> **Problem statement**: Please retype the data in full and exactly; the pictures are not part of the copy.
------------------------------------
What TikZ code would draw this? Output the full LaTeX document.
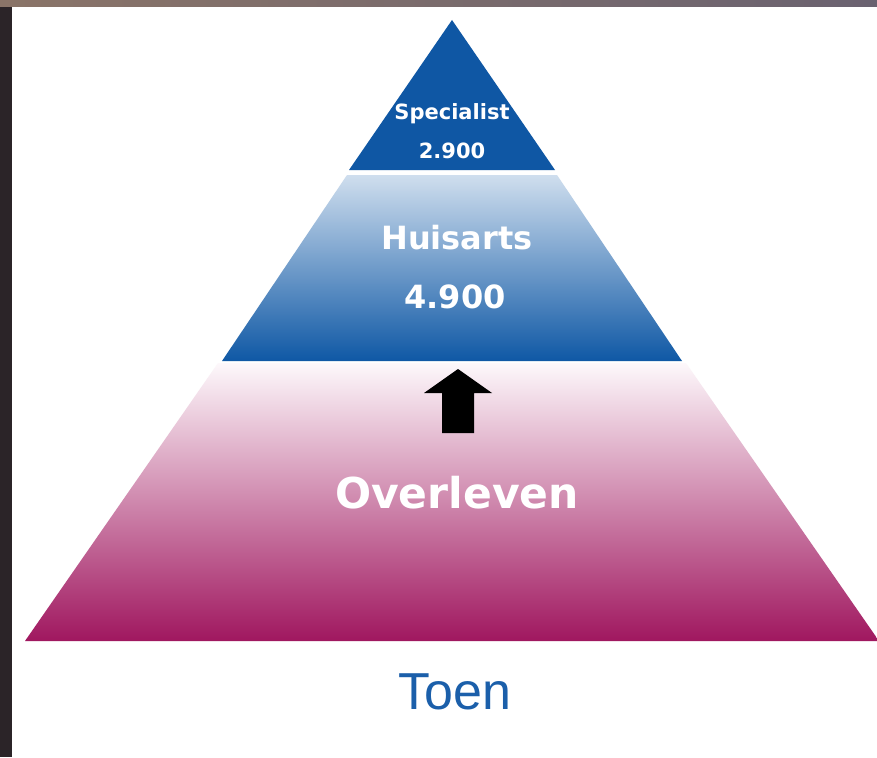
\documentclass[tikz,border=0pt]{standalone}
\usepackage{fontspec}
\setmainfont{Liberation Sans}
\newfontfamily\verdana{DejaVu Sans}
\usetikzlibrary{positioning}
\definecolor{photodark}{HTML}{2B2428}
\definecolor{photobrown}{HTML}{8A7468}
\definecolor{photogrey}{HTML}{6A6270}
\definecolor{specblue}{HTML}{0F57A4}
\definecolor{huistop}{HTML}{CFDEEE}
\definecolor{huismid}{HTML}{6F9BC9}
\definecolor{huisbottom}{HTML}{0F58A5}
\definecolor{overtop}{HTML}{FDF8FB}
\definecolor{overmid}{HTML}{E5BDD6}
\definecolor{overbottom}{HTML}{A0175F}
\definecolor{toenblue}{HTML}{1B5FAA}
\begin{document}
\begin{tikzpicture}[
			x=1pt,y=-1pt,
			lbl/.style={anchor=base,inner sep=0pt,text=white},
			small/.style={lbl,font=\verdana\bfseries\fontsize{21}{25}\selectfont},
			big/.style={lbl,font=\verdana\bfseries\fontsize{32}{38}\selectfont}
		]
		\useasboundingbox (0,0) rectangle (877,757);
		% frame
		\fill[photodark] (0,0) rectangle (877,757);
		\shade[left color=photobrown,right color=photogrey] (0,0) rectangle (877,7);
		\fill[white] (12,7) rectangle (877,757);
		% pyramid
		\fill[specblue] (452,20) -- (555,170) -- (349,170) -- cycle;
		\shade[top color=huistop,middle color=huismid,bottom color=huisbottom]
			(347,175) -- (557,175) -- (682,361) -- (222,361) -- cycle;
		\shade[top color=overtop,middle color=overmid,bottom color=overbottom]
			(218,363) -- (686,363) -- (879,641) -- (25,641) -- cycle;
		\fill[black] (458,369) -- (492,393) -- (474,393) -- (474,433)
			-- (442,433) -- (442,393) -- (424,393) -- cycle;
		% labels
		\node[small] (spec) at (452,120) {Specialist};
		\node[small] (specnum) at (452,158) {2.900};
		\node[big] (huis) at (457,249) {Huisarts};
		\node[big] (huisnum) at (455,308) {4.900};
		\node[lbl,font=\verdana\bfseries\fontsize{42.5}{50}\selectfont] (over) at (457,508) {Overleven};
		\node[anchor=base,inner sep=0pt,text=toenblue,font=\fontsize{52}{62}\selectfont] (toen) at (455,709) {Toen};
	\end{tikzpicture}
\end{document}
------------------------------------
> **Solved exercise**:
What TikZ code would draw this? Output the full LaTeX document.
\documentclass[tikz,border=0pt]{standalone}
\usepackage{fontspec}
\setmainfont{Liberation Sans}
\newfontfamily\verdana{DejaVu Sans}
\usetikzlibrary{positioning}
\definecolor{photodark}{HTML}{2B2428}
\definecolor{photobrown}{HTML}{8A7468}
\definecolor{photogrey}{HTML}{6A6270}
\definecolor{specblue}{HTML}{0F57A4}
\definecolor{huistop}{HTML}{CFDEEE}
\definecolor{huismid}{HTML}{6F9BC9}
\definecolor{huisbottom}{HTML}{0F58A5}
\definecolor{overtop}{HTML}{FDF8FB}
\definecolor{overmid}{HTML}{E5BDD6}
\definecolor{overbottom}{HTML}{A0175F}
\definecolor{toenblue}{HTML}{1B5FAA}
\begin{document}
\begin{tikzpicture}[
			x=1pt,y=-1pt,
			lbl/.style={anchor=base,inner sep=0pt,text=white},
			small/.style={lbl,font=\verdana\bfseries\fontsize{21}{25}\selectfont},
			big/.style={lbl,font=\verdana\bfseries\fontsize{32}{38}\selectfont}
		]
		\useasboundingbox (0,0) rectangle (877,757);
		% frame
		\fill[photodark] (0,0) rectangle (877,757);
		\shade[left color=photobrown,right color=photogrey] (0,0) rectangle (877,7);
		\fill[white] (12,7) rectangle (877,757);
		% pyramid
		\fill[specblue] (452,20) -- (555,170) -- (349,170) -- cycle;
		\shade[top color=huistop,middle color=huismid,bottom color=huisbottom]
			(347,175) -- (557,175) -- (682,361) -- (222,361) -- cycle;
		\shade[top color=overtop,middle color=overmid,bottom color=overbottom]
			(218,363) -- (686,363) -- (879,641) -- (25,641) -- cycle;
		\fill[black] (458,369) -- (492,393) -- (474,393) -- (474,433)
			-- (442,433) -- (442,393) -- (424,393) -- cycle;
		% labels
		\node[small] (spec) at (452,120) {Specialist};
		\node[small] (specnum) at (452,158) {2.900};
		\node[big] (huis) at (457,249) {Huisarts};
		\node[big] (huisnum) at (455,308) {4.900};
		\node[lbl,font=\verdana\bfseries\fontsize{42.5}{50}\selectfont] (over) at (457,508) {Overleven};
		\node[anchor=base,inner sep=0pt,text=toenblue,font=\fontsize{52}{62}\selectfont] (toen) at (455,709) {Toen};
	\end{tikzpicture}
\end{document}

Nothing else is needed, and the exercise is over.